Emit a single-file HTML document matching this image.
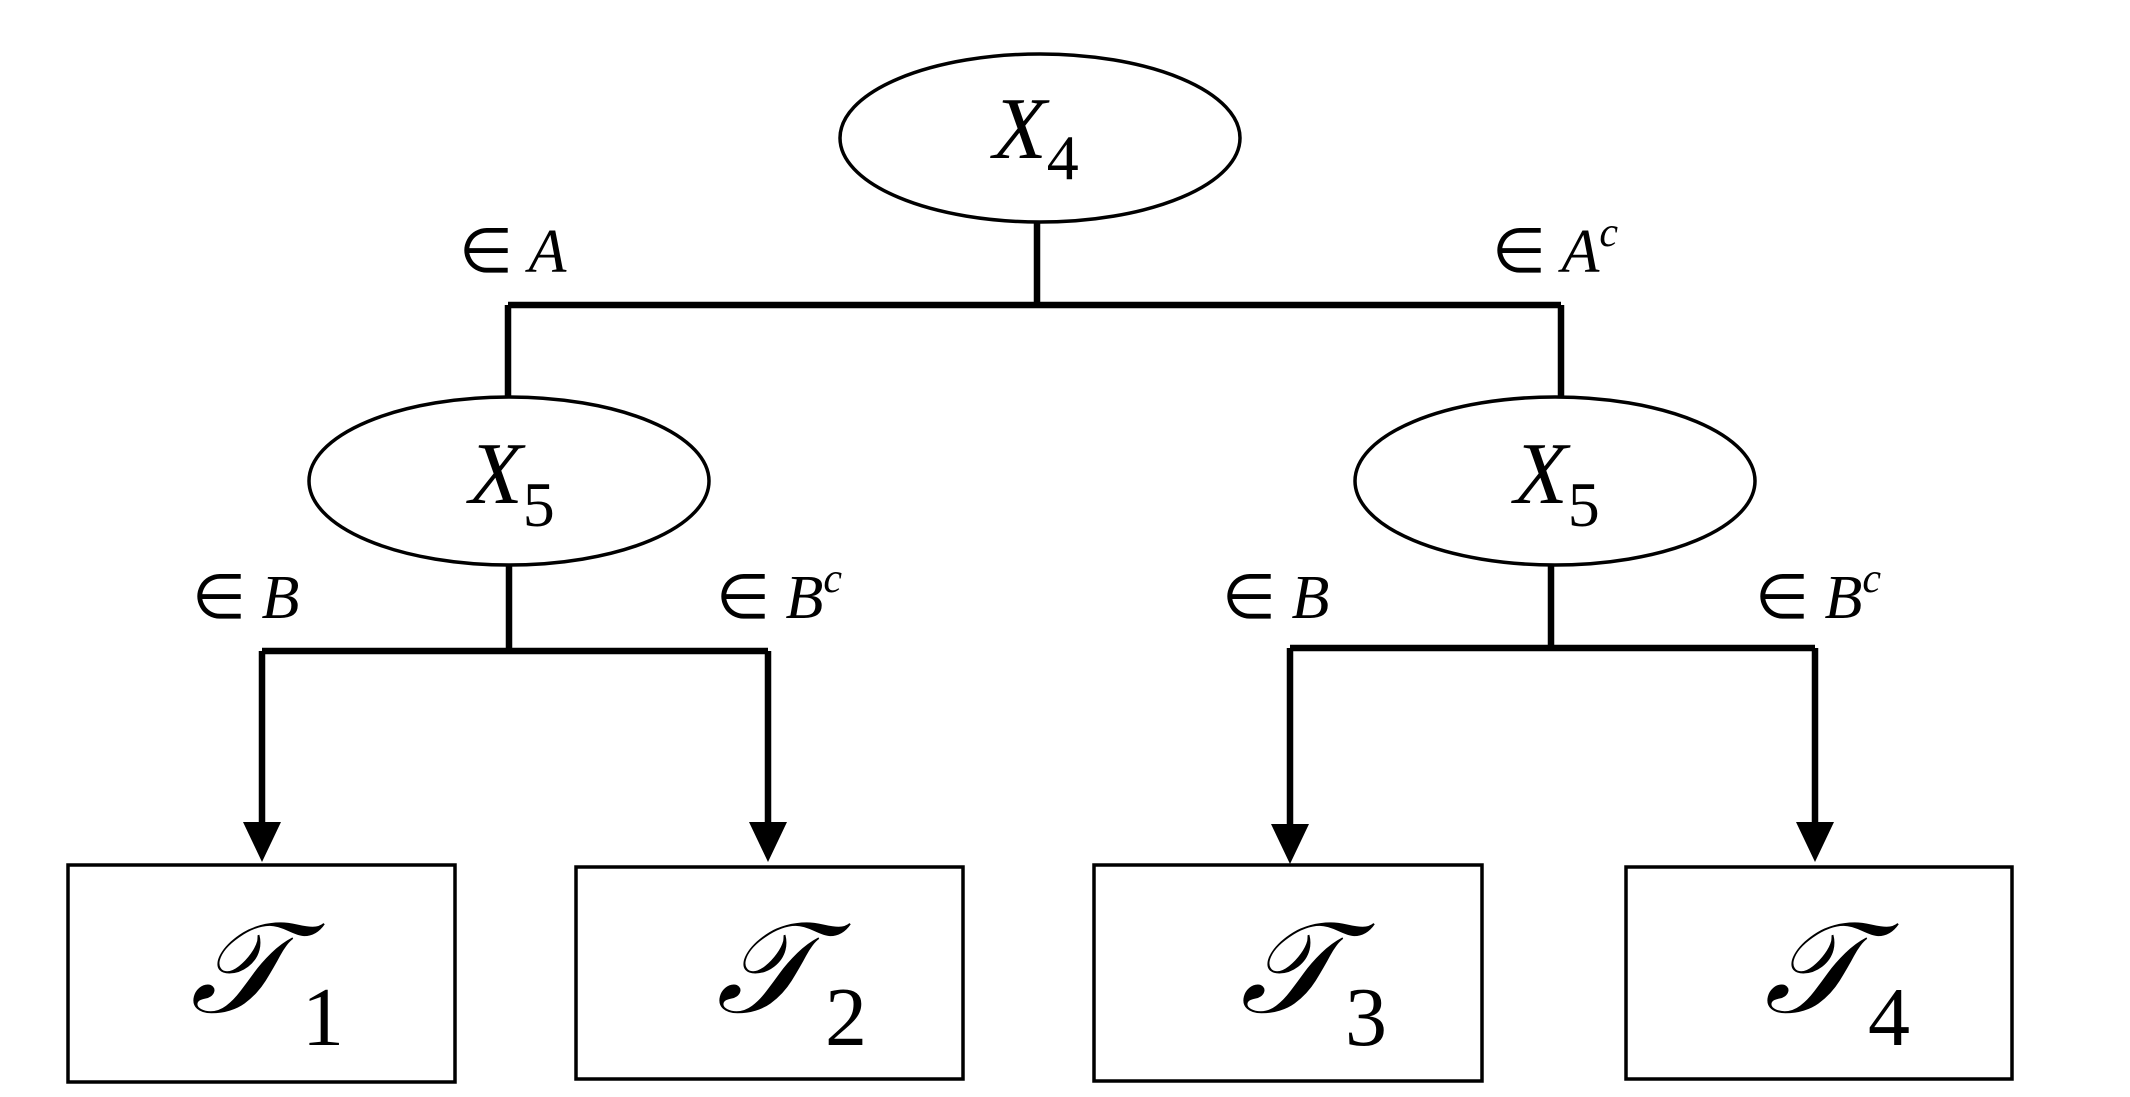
<!DOCTYPE html>
<html><head><meta charset="utf-8"><style>
html,body{margin:0;padding:0;background:#fff;}
svg{display:block;}
text{font-family:"Liberation Serif",serif;fill:#000;}
</style></head><body>
<svg width="2130" height="1097" viewBox="0 0 2130 1097" xmlns="http://www.w3.org/2000/svg">
<g fill="none" stroke="#000" stroke-width="3.5">
<ellipse cx="1040" cy="138" rx="200" ry="84"/>
<ellipse cx="509" cy="481" rx="200" ry="84"/>
<ellipse cx="1555" cy="481" rx="200" ry="84"/>
<rect x="68" y="865" width="387" height="217"/>
<rect x="576" y="867" width="387" height="212"/>
<rect x="1094" y="865" width="388" height="216"/>
<rect x="1626" y="867" width="386" height="212"/>
</g>
<g fill="none" stroke="#000" stroke-width="6.5">
<path d="M1037 222 V305 M508 305 H1561 M508 305 V397 M1561 305 V397"/>
<path d="M509 565 V651 M262 651 H768 M262 651 V826 M768 651 V826"/>
<path d="M1551 565 V648 M1290 648 H1815 M1290 648 V826 M1815 648 V826"/>
</g>
<g fill="#000">
<polygon points="243,822 281,822 262,862"/>
<polygon points="749,822 787,822 768,862"/>
<polygon points="1271,824 1309,824 1290,864"/>
<polygon points="1796,822 1834,822 1815,862"/>
</g>
<g font-size="62">
<text x="459" y="272">∈ <tspan font-style="italic">A</tspan></text>
<text x="1492" y="272">∈ <tspan font-style="italic">A</tspan><tspan font-style="italic" font-size="42" dy="-26">c</tspan></text>
<text x="192" y="618">∈ <tspan font-style="italic">B</tspan></text>
<text x="716" y="618">∈ <tspan font-style="italic">B</tspan><tspan font-style="italic" font-size="42" dy="-26">c</tspan></text>
<text x="1222" y="618">∈ <tspan font-style="italic">B</tspan></text>
<text x="1755" y="618">∈ <tspan font-style="italic">B</tspan><tspan font-style="italic" font-size="42" dy="-26">c</tspan></text>
</g>
<g font-size="88">
<text x="993" y="158" font-style="italic">X<tspan font-style="normal" font-size="64" dy="21">4</tspan></text>
<text x="469" y="503" font-style="italic">X<tspan font-style="normal" font-size="64" dy="23">5</tspan></text>
<text x="1514" y="503" font-style="italic">X<tspan font-style="normal" font-size="64" dy="23">5</tspan></text>
</g>
<g font-size="128" font-style="italic">
<text x="190" y="1012">𝒯</text>
<text x="716" y="1012">𝒯</text>
<text x="1240" y="1012">𝒯</text>
<text x="1764" y="1012">𝒯</text>
</g>
<g font-size="84">
<text x="302" y="1045">1</text>
<text x="825" y="1045">2</text>
<text x="1345" y="1045">3</text>
<text x="1868" y="1045">4</text>
</g>
</svg>
</body></html>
* * *
# What to produce:
Write the listing out a second time exactly, dropping all images.

# The result:
Emit a single-file HTML document matching this image.
<!DOCTYPE html>
<html><head><meta charset="utf-8"><style>
html,body{margin:0;padding:0;background:#fff;}
svg{display:block;}
text{font-family:"Liberation Serif",serif;fill:#000;}
</style></head><body>
<svg width="2130" height="1097" viewBox="0 0 2130 1097" xmlns="http://www.w3.org/2000/svg">
<g fill="none" stroke="#000" stroke-width="3.5">
<ellipse cx="1040" cy="138" rx="200" ry="84"/>
<ellipse cx="509" cy="481" rx="200" ry="84"/>
<ellipse cx="1555" cy="481" rx="200" ry="84"/>
<rect x="68" y="865" width="387" height="217"/>
<rect x="576" y="867" width="387" height="212"/>
<rect x="1094" y="865" width="388" height="216"/>
<rect x="1626" y="867" width="386" height="212"/>
</g>
<g fill="none" stroke="#000" stroke-width="6.5">
<path d="M1037 222 V305 M508 305 H1561 M508 305 V397 M1561 305 V397"/>
<path d="M509 565 V651 M262 651 H768 M262 651 V826 M768 651 V826"/>
<path d="M1551 565 V648 M1290 648 H1815 M1290 648 V826 M1815 648 V826"/>
</g>
<g fill="#000">
<polygon points="243,822 281,822 262,862"/>
<polygon points="749,822 787,822 768,862"/>
<polygon points="1271,824 1309,824 1290,864"/>
<polygon points="1796,822 1834,822 1815,862"/>
</g>
<g font-size="62">
<text x="459" y="272">∈ <tspan font-style="italic">A</tspan></text>
<text x="1492" y="272">∈ <tspan font-style="italic">A</tspan><tspan font-style="italic" font-size="42" dy="-26">c</tspan></text>
<text x="192" y="618">∈ <tspan font-style="italic">B</tspan></text>
<text x="716" y="618">∈ <tspan font-style="italic">B</tspan><tspan font-style="italic" font-size="42" dy="-26">c</tspan></text>
<text x="1222" y="618">∈ <tspan font-style="italic">B</tspan></text>
<text x="1755" y="618">∈ <tspan font-style="italic">B</tspan><tspan font-style="italic" font-size="42" dy="-26">c</tspan></text>
</g>
<g font-size="88">
<text x="993" y="158" font-style="italic">X<tspan font-style="normal" font-size="64" dy="21">4</tspan></text>
<text x="469" y="503" font-style="italic">X<tspan font-style="normal" font-size="64" dy="23">5</tspan></text>
<text x="1514" y="503" font-style="italic">X<tspan font-style="normal" font-size="64" dy="23">5</tspan></text>
</g>
<g font-size="128" font-style="italic">
<text x="190" y="1012">𝒯</text>
<text x="716" y="1012">𝒯</text>
<text x="1240" y="1012">𝒯</text>
<text x="1764" y="1012">𝒯</text>
</g>
<g font-size="84">
<text x="302" y="1045">1</text>
<text x="825" y="1045">2</text>
<text x="1345" y="1045">3</text>
<text x="1868" y="1045">4</text>
</g>
</svg>
</body></html>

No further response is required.